One of his last public appearances was in 2019, at the burial of Francisco Franco’s body in the Mingorrubio cemetery, in El Pardo (Madrid), after the dictator’s remains were removed from the Cuelgamuros Valley basilica. The former civil guard tried, without success, to cross a police cordon that surrounded the access to the pantheon where the dictator was buried. The last news about him occurred last March, when his name appeared among the signatories of a statement from the self-proclaimed Platform 2025 that began with “we, Spaniards grateful to Francisco Franco…”. The platform intended to counter-program, with talks and tribute events, the calendar of a hundred events organized by the Government on the occasion of the 50th anniversary of the dictator’s death which took place last year and the beginning of the transition to democracy against which Tejero took up arms.

23-F had not been, however, the first time that the lieutenant colonel had been involved in events of a political nature. His first incident with public significance occurred on the occasion of the decriminalization of the use of the ikurriña in January 1977. Tejero, stationed at that time in San Sebastián, sent a telegram to the then Minister of the Interior, Rodolfo Martín Villa, in which he showed his strong disagreement with the measure. As a result of this incident, Tejero was transferred to Malaga as head of the Civil Guard Command.

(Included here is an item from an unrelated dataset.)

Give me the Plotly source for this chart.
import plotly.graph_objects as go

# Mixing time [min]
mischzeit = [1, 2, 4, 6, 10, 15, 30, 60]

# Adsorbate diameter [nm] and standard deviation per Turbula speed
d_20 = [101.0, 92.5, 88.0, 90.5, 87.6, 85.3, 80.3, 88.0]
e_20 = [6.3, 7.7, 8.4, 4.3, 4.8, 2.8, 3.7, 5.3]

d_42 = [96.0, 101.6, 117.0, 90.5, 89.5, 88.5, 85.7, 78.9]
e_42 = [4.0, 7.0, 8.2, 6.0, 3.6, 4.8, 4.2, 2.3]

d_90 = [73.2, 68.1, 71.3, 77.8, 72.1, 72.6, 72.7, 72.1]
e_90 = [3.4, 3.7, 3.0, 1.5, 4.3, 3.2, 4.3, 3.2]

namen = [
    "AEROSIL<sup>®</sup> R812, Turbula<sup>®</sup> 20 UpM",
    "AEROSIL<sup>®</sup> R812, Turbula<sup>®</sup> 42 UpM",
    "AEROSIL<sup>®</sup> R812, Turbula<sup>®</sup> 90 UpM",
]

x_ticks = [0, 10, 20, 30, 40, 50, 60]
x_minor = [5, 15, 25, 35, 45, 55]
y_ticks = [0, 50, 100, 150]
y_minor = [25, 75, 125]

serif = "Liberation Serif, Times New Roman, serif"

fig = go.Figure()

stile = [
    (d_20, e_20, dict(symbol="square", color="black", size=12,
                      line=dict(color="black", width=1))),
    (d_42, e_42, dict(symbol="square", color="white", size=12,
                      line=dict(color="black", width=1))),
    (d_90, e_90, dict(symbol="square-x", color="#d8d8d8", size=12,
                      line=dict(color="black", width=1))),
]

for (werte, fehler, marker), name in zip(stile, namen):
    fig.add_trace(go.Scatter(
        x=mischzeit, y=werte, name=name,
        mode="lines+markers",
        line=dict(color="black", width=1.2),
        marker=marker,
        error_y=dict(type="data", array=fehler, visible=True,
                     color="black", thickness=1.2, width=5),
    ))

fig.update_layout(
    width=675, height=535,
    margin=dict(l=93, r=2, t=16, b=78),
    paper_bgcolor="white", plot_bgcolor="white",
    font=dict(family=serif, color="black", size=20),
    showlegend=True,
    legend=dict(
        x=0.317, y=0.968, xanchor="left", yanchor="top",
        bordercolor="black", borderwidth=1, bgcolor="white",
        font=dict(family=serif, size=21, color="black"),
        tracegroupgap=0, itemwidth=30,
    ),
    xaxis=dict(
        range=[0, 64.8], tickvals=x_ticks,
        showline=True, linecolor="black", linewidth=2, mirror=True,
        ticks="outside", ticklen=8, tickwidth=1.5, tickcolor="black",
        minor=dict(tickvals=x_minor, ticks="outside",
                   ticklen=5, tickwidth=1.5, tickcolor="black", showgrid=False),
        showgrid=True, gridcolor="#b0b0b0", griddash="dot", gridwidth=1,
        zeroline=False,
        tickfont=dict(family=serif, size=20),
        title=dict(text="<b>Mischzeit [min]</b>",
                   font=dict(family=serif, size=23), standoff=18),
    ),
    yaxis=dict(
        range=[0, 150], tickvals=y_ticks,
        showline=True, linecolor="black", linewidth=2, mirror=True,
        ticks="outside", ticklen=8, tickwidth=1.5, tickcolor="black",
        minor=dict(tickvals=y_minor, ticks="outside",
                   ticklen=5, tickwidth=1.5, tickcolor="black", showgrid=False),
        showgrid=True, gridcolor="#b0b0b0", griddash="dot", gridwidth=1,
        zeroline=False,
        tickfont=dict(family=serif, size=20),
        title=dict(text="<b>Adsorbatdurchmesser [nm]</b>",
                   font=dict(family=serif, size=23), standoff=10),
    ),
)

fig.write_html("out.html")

Months later, in October of the same year, the soldier once again occupied space in the pages of the newspapers when, at the head of a company of the armed institute, he prevented the holding of a previously authorized political demonstration. That day, ETA had murdered the president of the Bizkaia Provincial Council. “Today is a day of mourning in Spain and no one is demonstrating here,” he told the protesters. Interior removed his command and arrested him at his home. Less than a year later, the Civil Guard command published in the newspaper The Impartial an open letter to King Juan Carlos in which he was openly dissatisfied with the Constitution that would be approved by a majority in a referendum in December 1978. Tejero was charged with that letter.

However, his most serious episode before February 23 was another coup attempt: the so-called Operation Galaxia, in which he and army captain Ricardo Sáenz de Ynestrillas maintained contacts in the Galaxia cafeteria, in Madrid, to prepare a coup on November 17, 1978. The operation plan included the occupation of the Moncloa Palace, where the Government would be meeting in the Council of Ministers, the arrest of the entire Cabinet and the petition the King to form a Government of national salvation. The plot was discovered thanks to the testimony of some officers with whom the lieutenant colonel and Ynestrillas had contacted and who refused to participate in the plot. The penalties imposed for that attempt were minimal: seven months in prison for Tejero and six months and one day for the other soldier involved.